Les regards vont du Petit Lama à la pas aidée qui le pousse. La tête de Petit Lama est tombée sur le côté, sa bouche ouverte laisse échapper la langue. Pas de muscle pour tendre le corps, pas de tenue debout pour tasser la structure, Petit Lama est grand pour son âge, son corps s'est étendu par la maladie. Des enfants de quatre ans sont plus petits que lui. Les regards normaux vont du Petit Lama à la pas aidée qui le pousse.

Que peut bien avoir cet enfant ?

Le couloir est très long, les parents d'enfants normaux nombreux. Dans l'air flottent des nuées de microbes. Elle va aller jusqu'au bout du couloir, là où les gens heureux ne vont pas, là où il n'est plus question de maladie traitable. Au bout d'un long et douloureux couloir exposant par paquets, des enfants vaillants qui donneront des adultes vigoureux, tandis que nous poussons Petit Lama, né sans la moindre chance d'avoir une vie, nous privant par la même occasion de la nôtre. Ce long et désespérant couloir contagieux que la porte extérieure du CAMSP devait permettre d'éviter et qui nous rappelle que ce que nous vivons n'arrive qu'aux autres. Dans les regards maladroits qui nous heurtent, nous sommes donc de ceux là, nous sommes les autres. Des images malheureuses, presque théoriques, tant le quotidien qu'elles dévoilent apparaît insurmontable.
La pas aidée arrive au bout du couloir que la menace pirate lui a encore obligé de parcourir. Plus aucun regard ici. Juste deux portes.

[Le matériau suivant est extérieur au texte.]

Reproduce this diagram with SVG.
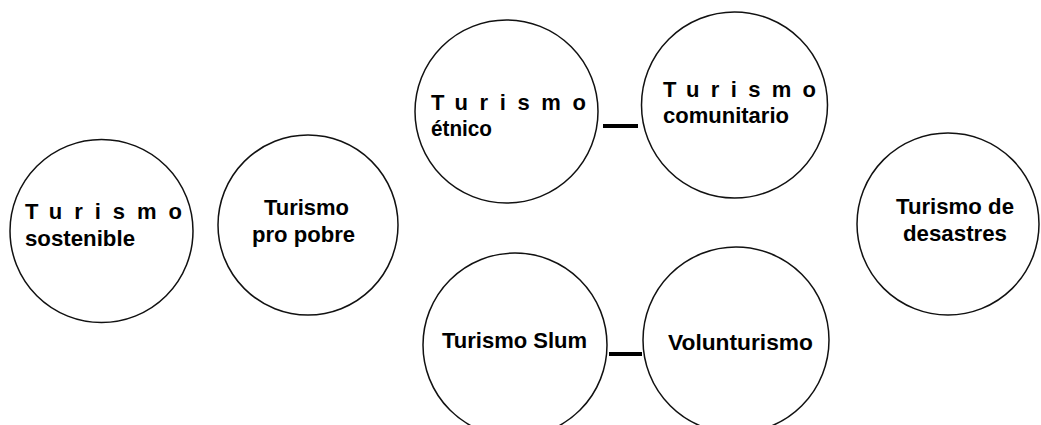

À droite : la porte des enfants à tuer.
À gauche : la porte des enfants ratés.

Qui sait ce qui a motivé le choix de placer concomitamment la structure qui offre de tuer un enfant bien portant, et la structure qui soigne ceux qui sont nés foutus ?
Est-ce pour enlever les derniers doutes à la femme hésitant encore à interrompre sa grossesse, voyant à gauche l'horreur que peut être une vie ? Je fais bien de le tuer tout de suite, après tout, il a peut-être une myopathie.
La pas aidée tourne à gauche. Petit Lama, le pilote, dit "babaa". Ça veut dire "voilà" aussi bien que "nous y sommes". Derrière lui, comme dans un avion de chasse, Petit Lérot, le navigateur, gazouille en regardant défiler le plafond. Ses jambes et ses bras combattent des choses visibles de lui seul. Il a trois mois. Il y a plus de force dans un seul de ses doigts que dans tout le corps de Petit Lama.
La pas aidée laisse la porte à battants se refermer derrière elle. La moitié du grand voyage du jour est faite. Elle souffle.

La personne de l'accueil la regarde avec inquiétude, le bonjour manque de franchise.
- Que se passe-t-il ? s'enquiert la pas aidée.
- Je n'ai pas réussi à vous joindre. La séance est annulée.